Transcribe the whole listing below without changing a word, but leave out every image.

■ ■ ■

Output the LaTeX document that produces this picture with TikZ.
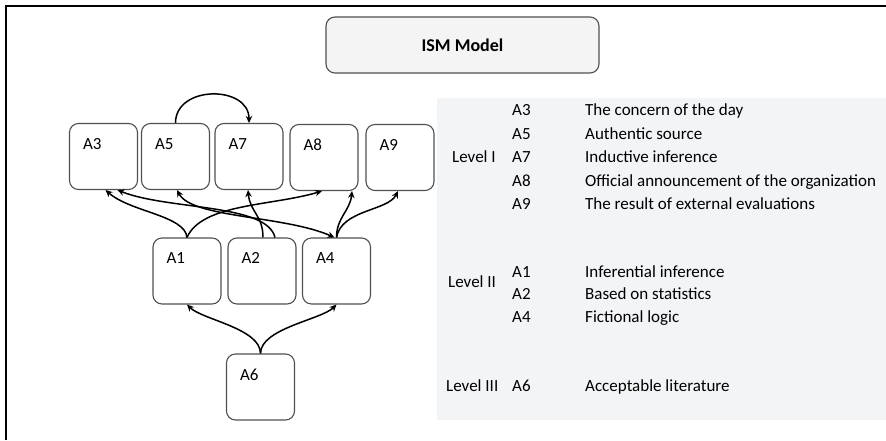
\documentclass[tikz,border=0pt]{standalone}
\usepackage{fontspec}
\setmainfont{Carlito}
\usetikzlibrary{arrows.meta}
\definecolor{panelgray}{RGB}{243,244,246}
\definecolor{titlegray}{RGB}{244,244,244}
\definecolor{boxline}{RGB}{80,80,80}

\begin{document}
\begin{tikzpicture}[x=1pt,y=1pt,>={Stealth[length=7pt,width=6.5pt]},
  every node/.style={font=\fontsize{17}{20}\selectfont},
  abox/.style={draw=boxline,line width=1.1pt,rounded corners=9pt,minimum width=68pt,minimum height=66pt,inner sep=0pt},
  boxlbl/.style={anchor=north west,inner sep=0pt,xshift=14pt,yshift=-15pt},
  rel/.style={->,line width=1.5pt},
  tab/.style={anchor=west,inner sep=0pt,text height=1.6ex,text depth=.45ex}]
\useasboundingbox (0,0) rectangle (886,440);
% frame and legend panel
\draw[line width=2.3pt] (6,0) -- (6,434) -- (886,434);
\fill[panelgray] (437,20) rectangle (886,342);
\node[draw=boxline,line width=1.1pt,fill=titlegray,rounded corners=9pt,minimum width=273pt,minimum height=56pt,font=\bfseries\fontsize{18}{21}\selectfont] (title) at (462.5,395) {ISM Model};
% level I
\node[abox,label={[boxlbl]north west:A3}] (a3) at (103.5,283.5) {};
\node[abox,label={[boxlbl]north west:A5}] (a5) at (175.5,283.5) {};
\node[abox,label={[boxlbl]north west:A7}] (a7) at (249,283.5) {};
\node[abox,label={[boxlbl]north west:A8}] (a8) at (324,282.5) {};
\node[abox,label={[boxlbl]north west:A9}] (a9) at (400,282.5) {};
% level II
\node[abox,label={[boxlbl]north west:A1}] (a1) at (187,169) {};
\node[abox,label={[boxlbl]north west:A2}] (a2) at (262,169) {};
\node[abox,label={[boxlbl]north west:A4}] (a4) at (336.5,169) {};
% level III
\node[abox,label={[boxlbl]north west:A6}] (a6) at (260.5,53) {};
% relations
\draw[rel] (a5.north) .. controls +(0,38) and +(0,38) .. (a7.north);
\draw[rel] (a6.north) .. controls +(0,25) and +(15,-15) .. (a1.south);
\draw[rel] (a6.north) .. controls +(0,25) and +(-15,-15) .. (a4.south);
\draw[rel] (a1.north) .. controls +(-2,22) and +(25,-22) .. ([xshift=2pt]a3.south);
\draw[rel] ([xshift=13pt]a2.north) .. controls +(-8,34) and +(50,-20) .. ([xshift=14pt]a3.south);
\draw[rel] ([xshift=1pt]a2.north) .. controls +(0,22) and +(2,-22) .. ([xshift=-1pt]a7.south);
\draw[rel] (a1.north) .. controls +(15,34) and +(-50,-15) .. ([xshift=-2pt]a8.south);
\draw[rel,<->] ([xshift=1.5pt]a5.south) .. controls +(15,-28) and +(-50,22) .. ([xshift=-2pt]a4.north);
\draw[rel] (a4.north) .. controls +(0,20) and +(-2,-20) .. ([xshift=28pt]a8.south);
\draw[rel] (a4.north) .. controls +(5,28) and +(-10,-20) .. ([xshift=-2pt]a9.south);
% legend
\node[tab] (lvl1) at (452,280) {Level I};
\node[tab] (c3) at (512,327) {A3};
\node[tab] (t3) at (585,327) {The concern of the day};
\node[tab] (c5) at (512,303.5) {A5};
\node[tab] (t5) at (585,303.5) {Authentic source};
\node[tab] (c7) at (512,280) {A7};
\node[tab] (t7) at (585,280) {Inductive inference};
\node[tab] (c8) at (512,256.5) {A8};
\node[tab] (t8) at (585,256.5) {Official announcement of the organization};
\node[tab] (c9) at (512,233) {A9};
\node[tab] (t9) at (585,233) {The result of external evaluations};
\node[tab] (lvl2) at (448,155) {Level II};
\node[tab] (c1) at (512,165) {A1};
\node[tab] (t1) at (585,165) {Inferential inference};
\node[tab] (c2) at (512,143) {A2};
\node[tab] (t2) at (585,143) {Based on statistics};
\node[tab] (c4) at (512,120) {A4};
\node[tab] (t4) at (585,120) {Fictional logic};
\node[tab] (lvl3) at (446,51) {Level III};
\node[tab] (c6) at (512,51) {A6};
\node[tab] (t6) at (585,51) {Acceptable literature};
\end{tikzpicture}
\end{document}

■ ■ ■

Task answer –
Output the LaTeX document that produces this picture with TikZ.
\documentclass[tikz,border=0pt]{standalone}
\usepackage{fontspec}
\setmainfont{Carlito}
\usetikzlibrary{arrows.meta}
\definecolor{panelgray}{RGB}{243,244,246}
\definecolor{titlegray}{RGB}{244,244,244}
\definecolor{boxline}{RGB}{80,80,80}

\begin{document}
\begin{tikzpicture}[x=1pt,y=1pt,>={Stealth[length=7pt,width=6.5pt]},
  every node/.style={font=\fontsize{17}{20}\selectfont},
  abox/.style={draw=boxline,line width=1.1pt,rounded corners=9pt,minimum width=68pt,minimum height=66pt,inner sep=0pt},
  boxlbl/.style={anchor=north west,inner sep=0pt,xshift=14pt,yshift=-15pt},
  rel/.style={->,line width=1.5pt},
  tab/.style={anchor=west,inner sep=0pt,text height=1.6ex,text depth=.45ex}]
\useasboundingbox (0,0) rectangle (886,440);
% frame and legend panel
\draw[line width=2.3pt] (6,0) -- (6,434) -- (886,434);
\fill[panelgray] (437,20) rectangle (886,342);
\node[draw=boxline,line width=1.1pt,fill=titlegray,rounded corners=9pt,minimum width=273pt,minimum height=56pt,font=\bfseries\fontsize{18}{21}\selectfont] (title) at (462.5,395) {ISM Model};
% level I
\node[abox,label={[boxlbl]north west:A3}] (a3) at (103.5,283.5) {};
\node[abox,label={[boxlbl]north west:A5}] (a5) at (175.5,283.5) {};
\node[abox,label={[boxlbl]north west:A7}] (a7) at (249,283.5) {};
\node[abox,label={[boxlbl]north west:A8}] (a8) at (324,282.5) {};
\node[abox,label={[boxlbl]north west:A9}] (a9) at (400,282.5) {};
% level II
\node[abox,label={[boxlbl]north west:A1}] (a1) at (187,169) {};
\node[abox,label={[boxlbl]north west:A2}] (a2) at (262,169) {};
\node[abox,label={[boxlbl]north west:A4}] (a4) at (336.5,169) {};
% level III
\node[abox,label={[boxlbl]north west:A6}] (a6) at (260.5,53) {};
% relations
\draw[rel] (a5.north) .. controls +(0,38) and +(0,38) .. (a7.north);
\draw[rel] (a6.north) .. controls +(0,25) and +(15,-15) .. (a1.south);
\draw[rel] (a6.north) .. controls +(0,25) and +(-15,-15) .. (a4.south);
\draw[rel] (a1.north) .. controls +(-2,22) and +(25,-22) .. ([xshift=2pt]a3.south);
\draw[rel] ([xshift=13pt]a2.north) .. controls +(-8,34) and +(50,-20) .. ([xshift=14pt]a3.south);
\draw[rel] ([xshift=1pt]a2.north) .. controls +(0,22) and +(2,-22) .. ([xshift=-1pt]a7.south);
\draw[rel] (a1.north) .. controls +(15,34) and +(-50,-15) .. ([xshift=-2pt]a8.south);
\draw[rel,<->] ([xshift=1.5pt]a5.south) .. controls +(15,-28) and +(-50,22) .. ([xshift=-2pt]a4.north);
\draw[rel] (a4.north) .. controls +(0,20) and +(-2,-20) .. ([xshift=28pt]a8.south);
\draw[rel] (a4.north) .. controls +(5,28) and +(-10,-20) .. ([xshift=-2pt]a9.south);
% legend
\node[tab] (lvl1) at (452,280) {Level I};
\node[tab] (c3) at (512,327) {A3};
\node[tab] (t3) at (585,327) {The concern of the day};
\node[tab] (c5) at (512,303.5) {A5};
\node[tab] (t5) at (585,303.5) {Authentic source};
\node[tab] (c7) at (512,280) {A7};
\node[tab] (t7) at (585,280) {Inductive inference};
\node[tab] (c8) at (512,256.5) {A8};
\node[tab] (t8) at (585,256.5) {Official announcement of the organization};
\node[tab] (c9) at (512,233) {A9};
\node[tab] (t9) at (585,233) {The result of external evaluations};
\node[tab] (lvl2) at (448,155) {Level II};
\node[tab] (c1) at (512,165) {A1};
\node[tab] (t1) at (585,165) {Inferential inference};
\node[tab] (c2) at (512,143) {A2};
\node[tab] (t2) at (585,143) {Based on statistics};
\node[tab] (c4) at (512,120) {A4};
\node[tab] (t4) at (585,120) {Fictional logic};
\node[tab] (lvl3) at (446,51) {Level III};
\node[tab] (c6) at (512,51) {A6};
\node[tab] (t6) at (585,51) {Acceptable literature};
\end{tikzpicture}
\end{document}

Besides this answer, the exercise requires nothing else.